The main processor takes the last couple of seconds of audio and runs it through a much more sophisticated analysis. This happens entirely on your device. Not in the cloud, not on Apple’s servers. right there in your phone. It is checking for a few things at once.

First, was it actually the wake phrase or did someone just say something that sounded similar? Second, does the voice match the person who set up Siri? This is why when your friend tries to activate Siri on your phone by yelling Hey Siri across the room. It usually does not work. The system knows that it is not your voice pattern.

Third, and this is crucial. it is checking if the phone is in a position where you would logically be trying to use it. Face down in your pocket while you are walking. Probably not a real attempt. Face up on a table after being still for a while. More likely.

The Privacy Mathematics Nobody Explains

Here is the thing that makes this whole system less creepy than it sounds. That first-stage chip cannot send data anywhere. It is physically not connected to your wifi or cellular radio. It is an isolated system that can only do one thing, flip a switch that says Maybe I heard the thing.

All the audio before that switch flips. Gone. Deleted. Never stored. The chip does not have memory for storage…. it only has enough memory to process the immediate sound coming in. Think of it like a sieve where water passes through but nothing gets collected.

Even after the wake word is detected and the main processor gets involved, if it determines this was a false alarm, everything gets dumped immediately. No logs, no records, no oops, we accidentally kept that recording of you talking to your dog.

Only when Siri confirms you actually want to talk to it does anything get processed further. And even then, Apple has spent years building a system where most requests get handled on your device without ever touching their servers.

Why This Design Actually Matters

Think about the alternative for a second. Imagine if your phone had to send every single sound it picked up to a server somewhere for analysis. Your battery would die in an hour. Your data plan would explode. And yes, there would be recordings of literally everything happening around your phone sitting on some server somewhere.

The two-stage system solves all of these problems at once. Low power consumption because the first stage is so simple. No data transmission because nothing leaves your device unless you actually trigger Siri. And no storage of random audio because the system is designed to forget by default.

But here is what really makes this clever. The system gets better over time without compromising privacy. When you use Siri, your device learns your voice patterns, your accent, the way you pronounce words. All of that learning happens locally. The model that recognises your voice literally lives only on your phone.

The Technical Reality Behind The Magic

The actual wake word detection uses something called a recurrent neural network. Without getting too deep into the woods, this type of network is good at recognising patterns in sequences. Like how certain sounds follow other sounds when someone says Hey Siri.

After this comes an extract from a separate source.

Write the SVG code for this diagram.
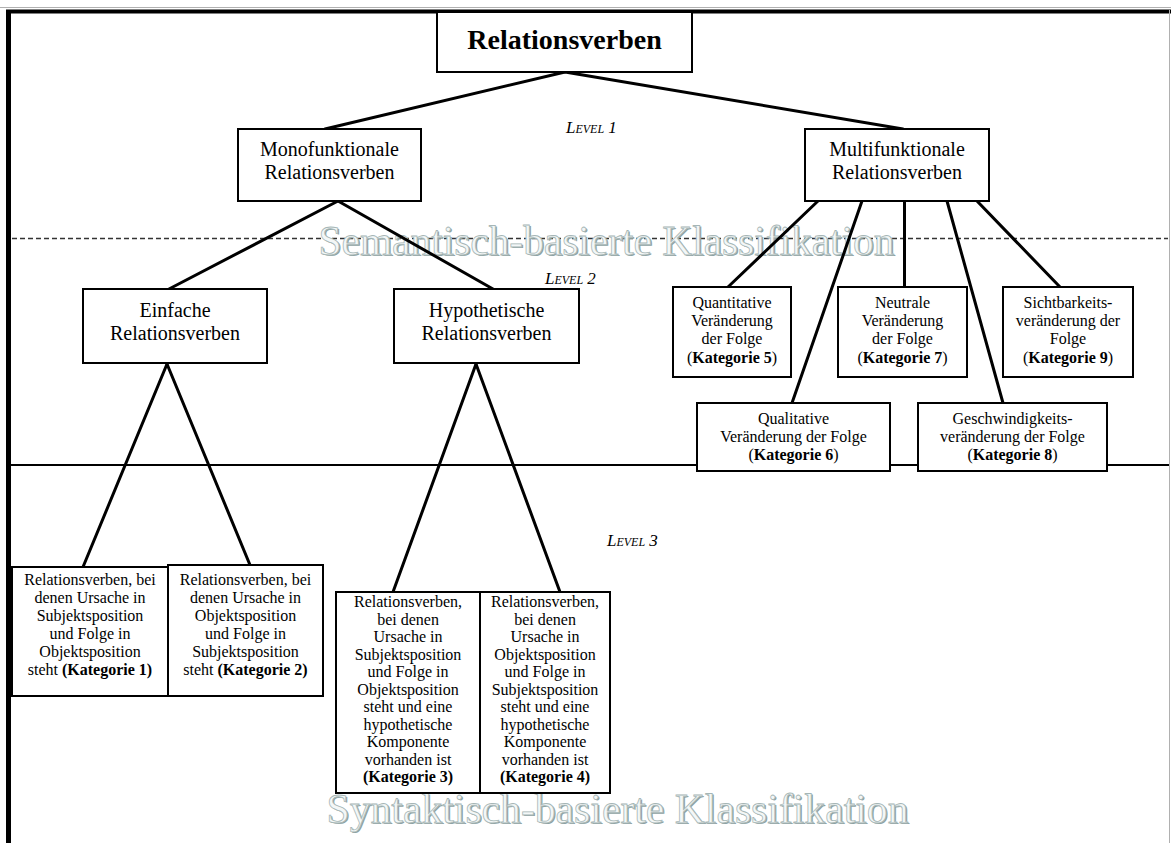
<svg xmlns="http://www.w3.org/2000/svg" width="1171" height="843" viewBox="0 0 1171 843">
  <style>
    .box { fill: #ffffff; stroke: #000000; stroke-width: 2; }
    .edge { stroke: #000000; stroke-width: 3; stroke-linecap: round; fill: none; }
    .t { font-family: "Liberation Serif", "Times New Roman", serif; fill: #000000; text-anchor: middle; }
    .n20 { font-size: 20px; }
    .n16 { font-size: 16px; }
    .b { font-weight: bold; }
    .lvl { font-family: "Liberation Serif", "Times New Roman", serif; font-style: italic; font-variant: small-caps; font-size: 17px; fill: #000000; }
    .wm { font-family: "Liberation Serif", "Times New Roman", serif; font-size: 43px; }
    .wm-shadow { fill: #8ea2a2; }
    .wm-face { fill: #f3f7f7; stroke: #a6b6b6; stroke-width: 0.8; }
  </style>

  <rect x="0" y="0" width="1171" height="843" fill="#ffffff"/>

  <!-- page frame -->
  <g id="frame">
    <line x1="0" y1="7.5" x2="1171" y2="7.5" stroke="#b0b0b0" stroke-width="1"/>
    <line x1="6" y1="11.5" x2="1171" y2="11.5" stroke="#000000" stroke-width="4"/>
    <line x1="8.5" y1="10" x2="8.5" y2="843" stroke="#000000" stroke-width="5"/>
    <line x1="1169.5" y1="10" x2="1169.5" y2="843" stroke="#b0b0b0" stroke-width="1"/>
  </g>

  <!-- classification boundaries -->
  <g id="separators">
    <line x1="12" y1="238.5" x2="1168" y2="238.5" stroke="#333333" stroke-width="1.3" stroke-dasharray="5 3"/>
    <line x1="10" y1="465" x2="1169" y2="465" stroke="#000000" stroke-width="2"/>
  </g>

  <!-- embossed section titles -->
  <g id="section-titles">
    <text class="wm wm-shadow" x="320" y="256" textLength="576" lengthAdjust="spacingAndGlyphs">Semantisch-basierte Klassifikation</text>
    <text class="wm wm-face" x="318.5" y="254.5" textLength="576" lengthAdjust="spacingAndGlyphs">Semantisch-basierte Klassifikation</text>
    <text class="wm wm-shadow" x="328" y="824" textLength="582" lengthAdjust="spacingAndGlyphs">Syntaktisch-basierte Klassifikation</text>
    <text class="wm wm-face" x="326.5" y="822.5" textLength="582" lengthAdjust="spacingAndGlyphs">Syntaktisch-basierte Klassifikation</text>
  </g>

  <!-- level labels -->
  <g id="levels">
    <text class="lvl" x="566" y="133">Level 1</text>
    <text class="lvl" x="545" y="284">Level 2</text>
    <text class="lvl" x="607" y="546">Level 3</text>
  </g>

  <g id="connectors">
    <line class="edge" x1="565" y1="72" x2="325" y2="129"/>
    <line class="edge" x1="565" y1="72" x2="903" y2="129"/>
    <line class="edge" x1="338" y1="201" x2="169" y2="289"/>
    <line class="edge" x1="338" y1="201" x2="493" y2="289"/>
    <line class="edge" x1="167" y1="364" x2="83" y2="567"/>
    <line class="edge" x1="167" y1="364" x2="250" y2="565"/>
    <line class="edge" x1="476" y1="364" x2="393" y2="592"/>
    <line class="edge" x1="476" y1="364" x2="560" y2="592"/>
    <line class="edge" x1="818" y1="201" x2="728" y2="287"/>
    <line class="edge" x1="862" y1="201" x2="792" y2="403"/>
    <line class="edge" x1="904.5" y1="201" x2="904.5" y2="287"/>
    <line class="edge" x1="947" y1="201" x2="1003" y2="403"/>
    <line class="edge" x1="977" y1="201" x2="1060" y2="287"/>
  </g>

  <g id="node-root">
    <rect class="box" x="437" y="12" width="255" height="60"/>
    <text class="t b" x="564.5" y="49" font-size="28">Relationsverben</text>
  </g>

  <g id="node-mono">
    <rect class="box" x="238" y="129" width="183" height="72"/>
    <text class="t n20" x="329.5" y="156">Monofunktionale</text>
    <text class="t n20" x="329.5" y="179">Relationsverben</text>
  </g>

  <g id="node-multi">
    <rect class="box" x="805" y="129" width="184" height="72"/>
    <text class="t n20" x="897" y="156">Multifunktionale</text>
    <text class="t n20" x="897" y="179">Relationsverben</text>
  </g>

  <g id="node-einfache">
    <rect class="box" x="83" y="289" width="184" height="74"/>
    <text class="t n20" x="175" y="317">Einfache</text>
    <text class="t n20" x="175" y="340">Relationsverben</text>
  </g>

  <g id="node-hypothetische">
    <rect class="box" x="394" y="289" width="185" height="74"/>
    <text class="t n20" x="486.5" y="317">Hypothetische</text>
    <text class="t n20" x="486.5" y="340">Relationsverben</text>
  </g>

  <g id="node-kat5">
    <rect class="box" x="673" y="287" width="118" height="90"/>
    <text class="t n16" x="732" y="308">Quantitative</text>
    <text class="t n16" x="732" y="326">Veränderung</text>
    <text class="t n16" x="732" y="344">der Folge</text>
    <text class="t n16" x="732" y="363">(<tspan class="b">Kategorie 5</tspan>)</text>
  </g>

  <g id="node-kat7">
    <rect class="box" x="838" y="287" width="129" height="90"/>
    <text class="t n16" x="902.5" y="308">Neutrale</text>
    <text class="t n16" x="902.5" y="326">Veränderung</text>
    <text class="t n16" x="902.5" y="344">der Folge</text>
    <text class="t n16" x="902.5" y="363">(<tspan class="b">Kategorie 7</tspan>)</text>
  </g>

  <g id="node-kat9">
    <rect class="box" x="1003" y="287" width="130" height="90"/>
    <text class="t n16" x="1068" y="308">Sichtbarkeits-</text>
    <text class="t n16" x="1068" y="326">veränderung der</text>
    <text class="t n16" x="1068" y="344">Folge</text>
    <text class="t n16" x="1068" y="363">(<tspan class="b">Kategorie 9</tspan>)</text>
  </g>

  <g id="node-kat6">
    <rect class="box" x="697" y="403" width="193" height="68"/>
    <text class="t n16" x="793.5" y="424">Qualitative</text>
    <text class="t n16" x="793.5" y="442">Veränderung der Folge</text>
    <text class="t n16" x="793.5" y="460">(<tspan class="b">Kategorie 6</tspan>)</text>
  </g>

  <g id="node-kat8">
    <rect class="box" x="918" y="403" width="189" height="68"/>
    <text class="t n16" x="1012.5" y="424">Geschwindigkeits-</text>
    <text class="t n16" x="1012.5" y="442">veränderung der Folge</text>
    <text class="t n16" x="1012.5" y="460">(<tspan class="b">Kategorie 8</tspan>)</text>
  </g>

  <g id="node-kat1">
    <rect class="box" x="12" y="567" width="156" height="129"/>
    <text class="t n16" x="90" y="585">Relationsverben, bei</text>
    <text class="t n16" x="90" y="603">denen Ursache in</text>
    <text class="t n16" x="90" y="621">Subjektsposition</text>
    <text class="t n16" x="90" y="639">und Folge in</text>
    <text class="t n16" x="90" y="657">Objektsposition</text>
    <text class="t n16" x="90" y="675">steht <tspan class="b">(Kategorie 1)</tspan></text>
  </g>

  <g id="node-kat2">
    <rect class="box" x="168" y="565" width="155" height="131"/>
    <text class="t n16" x="245.5" y="585">Relationsverben, bei</text>
    <text class="t n16" x="245.5" y="603">denen Ursache in</text>
    <text class="t n16" x="245.5" y="621">Objektsposition</text>
    <text class="t n16" x="245.5" y="639">und Folge in</text>
    <text class="t n16" x="245.5" y="657">Subjektsposition</text>
    <text class="t n16" x="245.5" y="675">steht <tspan class="b">(Kategorie 2)</tspan></text>
  </g>

  <g id="node-kat3">
    <rect class="box" x="336" y="592" width="144" height="201"/>
    <text class="t n16" x="408" y="607">Relationsverben,</text>
    <text class="t n16" x="408" y="624.5">bei denen</text>
    <text class="t n16" x="408" y="642">Ursache in</text>
    <text class="t n16" x="408" y="659.5">Subjektsposition</text>
    <text class="t n16" x="408" y="677">und Folge in</text>
    <text class="t n16" x="408" y="694.5">Objektsposition</text>
    <text class="t n16" x="408" y="712">steht und  eine</text>
    <text class="t n16" x="408" y="729.5">hypothetische</text>
    <text class="t n16" x="408" y="747">Komponente</text>
    <text class="t n16" x="408" y="764.5">vorhanden ist</text>
    <text class="t n16 b" x="408" y="782">(Kategorie 3)</text>
  </g>

  <g id="node-kat4">
    <rect class="box" x="480" y="592" width="130" height="201"/>
    <text class="t n16" x="545" y="607">Relationsverben,</text>
    <text class="t n16" x="545" y="624.5">bei denen</text>
    <text class="t n16" x="545" y="642">Ursache in</text>
    <text class="t n16" x="545" y="659.5">Objektsposition</text>
    <text class="t n16" x="545" y="677">und Folge in</text>
    <text class="t n16" x="545" y="694.5">Subjektsposition</text>
    <text class="t n16" x="545" y="712">steht und eine</text>
    <text class="t n16" x="545" y="729.5">hypothetische</text>
    <text class="t n16" x="545" y="747">Komponente</text>
    <text class="t n16" x="545" y="764.5">vorhanden ist</text>
    <text class="t n16 b" x="545" y="782">(Kategorie 4)</text>
  </g>
</svg>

The network has been compressed down to an incredibly small size. We are talking about a model that is measured in kilobytes…. not megabytes or gigabytes like the big language models everyone talks about now. It has to be small because it needs to run constantly on limited power.

Apple trains this model on diverse datasets. Different languages, different accents, people with speech impediments, kids, elderly folks, people saying it while eating, while exercising, while half asleep. The goal is to make sure the system works for everyone without requiring perfect pronunciation.

What This Means For Your Actual Privacy

Look, no system is perfect. There have been cases where Siri accidentally activated and recorded things it should not have. Apple admitted to using contractors to review some Siri recordings to improve the system,which they have since changed after backlash.

But the fundamental architecture of the wake word detection system is actually quite privacy-respecting compared to alternatives. The key is that it is designed to be paranoid. It assumes it should not be recording unless proven otherwise, rather than recording everything and filtering later.

When you compare this to smart speakers that are always connected and always processing in the cloud, or to apps that request microphone access and could theoretically do anything, the Siri wake word system is relatively locked down.

The bigger privacy question is not really about the wake word detection itself. It is about what happens after Siri activates. Where do your requests go. How long are they stored? Who has access to them? Those are separate questions with their own complex answers.

The wake word detection technology itself is actually fascinating and relatively well designed for privacy. Whether that makes you comfortable with an always-listening device is a personal choice that depends on how much you trust the intentions behind the technology. Your phone is listening…. but it is listening in a very specific. very limited. very forgetful way.